Former U.S. Vice President Mike Pence speaks during the Nixon National Energy Conference at the Richard Nixon Presidential Library and Museum in Yorba Linda, Calif., Wednesday, April 19, 2023.
Eric Thayer | Bloomberg | Getty Images
Former Vice President Mike Pence will not be charged in the Justice Department’s investigation into classified documents found at his Indiana home.
The Justice Department’s national security division told Pence’s lawyer in a letter that it was concluding its investigation and that it would not file charges based on the “findings” of its investigation, NBC News reported earlier Friday morning.
A DOJ official, who spoke on condition of anonymity to discuss the matter, confirmed to CNBC the authenticity of the letter sent Thursday. Another source familiar with the matter, who also spoke on condition of anonymity to discuss the investigation, confirmed that Pence would not face charges. Pence’s attorney did not immediately respond to CNBC’s requests for comment.
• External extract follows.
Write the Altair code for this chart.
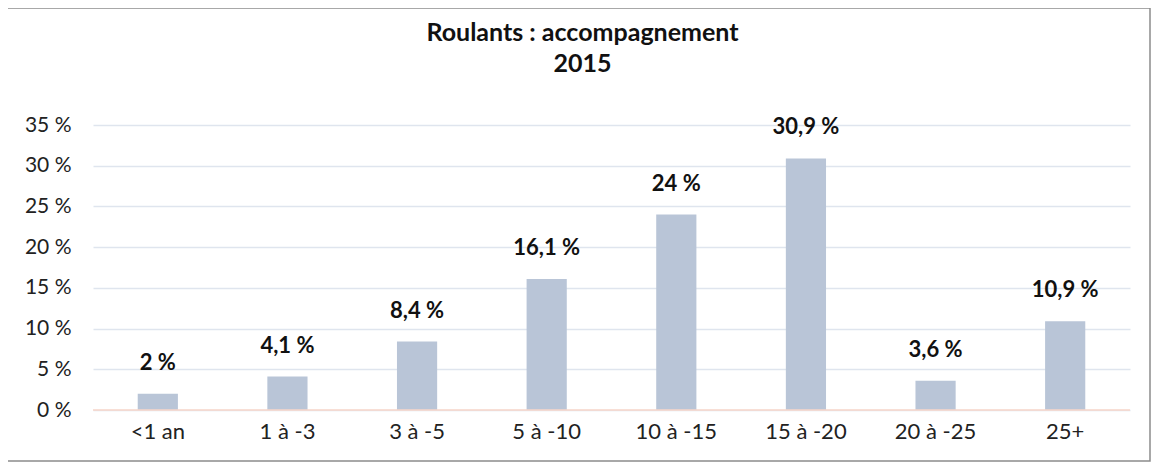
import altair as alt
import pandas as pd

categories = ["<1 an", "1 à -3", "3 à -5", "5 à -10", "10 à -15", "15 à -20", "20 à -25", "25+"]
values = [2, 4.1, 8.4, 16.1, 24, 30.9, 3.6, 10.9]
y_ticks = [0, 5, 10, 15, 20, 25, 30, 35]
title_lines = ["Roulants : accompagnement", "2015"]

df = pd.DataFrame({"cat": categories, "v": values})
FONT = "Lato"

base = alt.Chart(df)

x_enc = alt.X("cat:N", sort=categories, title=None,
              scale=alt.Scale(paddingInner=0.69, paddingOuter=0.345),
              axis=alt.Axis(labelAngle=0, domain=False, ticks=False, labelPadding=11,
                            labelFontSize=22, labelFont=FONT, labelColor="#222222"))
y_enc = alt.Y("v:Q", title=None,
              scale=alt.Scale(domain=[0, 35], nice=False),
              axis=alt.Axis(values=y_ticks, labelExpr="datum.value + ' %'", domain=False,
                            ticks=False, labelPadding=22, labelFontSize=21, labelFont=FONT,
                            labelColor="#222222", gridColor="#dfe5ee", gridWidth=1.5))

bars = base.mark_bar(color="#b9c5d7").encode(x=x_enc, y=y_enc)

labels = base.mark_text(fontSize=22, fontWeight="bold", font=FONT, color="#111111",
                        baseline="middle", dy=-31).encode(
    x=alt.X("cat:N", sort=categories),
    y=alt.Y("v:Q"),
    text=alt.Text("lbl:N"),
).transform_calculate(lbl="replace(format(datum.v, '.1~f'), '.', ',') + ' %'")

zero = alt.Chart(pd.DataFrame({"z": [0]})).mark_rule(color="#f9d6ca", strokeWidth=1.5).encode(
    y=alt.Y("z:Q"))

frame = alt.Chart(pd.DataFrame({"a": [0]})).mark_rect(filled=False, stroke="#8c8c8c",
                                                      strokeWidth=1.5).encode(
    x=alt.value(-86), x2=alt.value(1057), y=alt.value(-117), y2=alt.value(336))

chart = alt.layer(bars, zero, labels, frame).properties(
    width=1037, height=285,
    title=alt.TitleParams(text=title_lines, font=FONT, fontSize=25, fontWeight="bold",
                          color="#111111", lineHeight=31, anchor="middle", dx=-29,
                          baseline="bottom", offset=-95),
    autosize=alt.AutoSizeParams(type="none"),
    padding={"left": 85, "top": 117, "right": 22, "bottom": 52},
).configure(background="white").configure_view(stroke="transparent", strokeWidth=0)

chart.save("out.html", embed_options={"renderer": "svg", "actions": False})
The conclusion of the investigation comes less than a week before Pence announced he is running for president. The GOP primary will pit Pence against his former boss, former President Donald Trump, who has been embroiled in a much larger investigation into classified documents stored at his Mar-a-Lago resort home since he left office in 2021
In January, Pence’s lawyer said a “small number” of classified documents were found at his home in Carmel, Indiana. The lawyer said Pence did not know the documents were there and had hired an outside lawyer to search his home for such materials “out of an abundance of caution” following the discovery of classified records in President Joe Biden’s private home.
Less than a month later, the FBI conducted a five-hour search of Pence’s residence and discovered an additional classified document.
Trump, meanwhile, faces a federal criminal investigation into the hundreds of classified documents that were removed from Mar-a-Lago after he left the White House. An FBI search of the Palm Beach, Fla., resort last August turned up more than 100 additional classified records and a trove of other materials seized by federal agents.
A DOJ special prosecutor is leading the investigation into these documents as well as possible obstruction of justice. Trump has denied wrongdoing and has publicly said he declassified his ownership records. News outlets reported this week that the special counsel had obtained a 2021 audio recording of Trump admitting that a document he had kept since his presidency was classified.
In a social media post on Friday, Trump said it was “great” that the DOJ was not bringing charges against Pence, but wondered when he too would be “completely exonerated.”
“I’m at least as innocent as he is,” Trump wrote of Pence.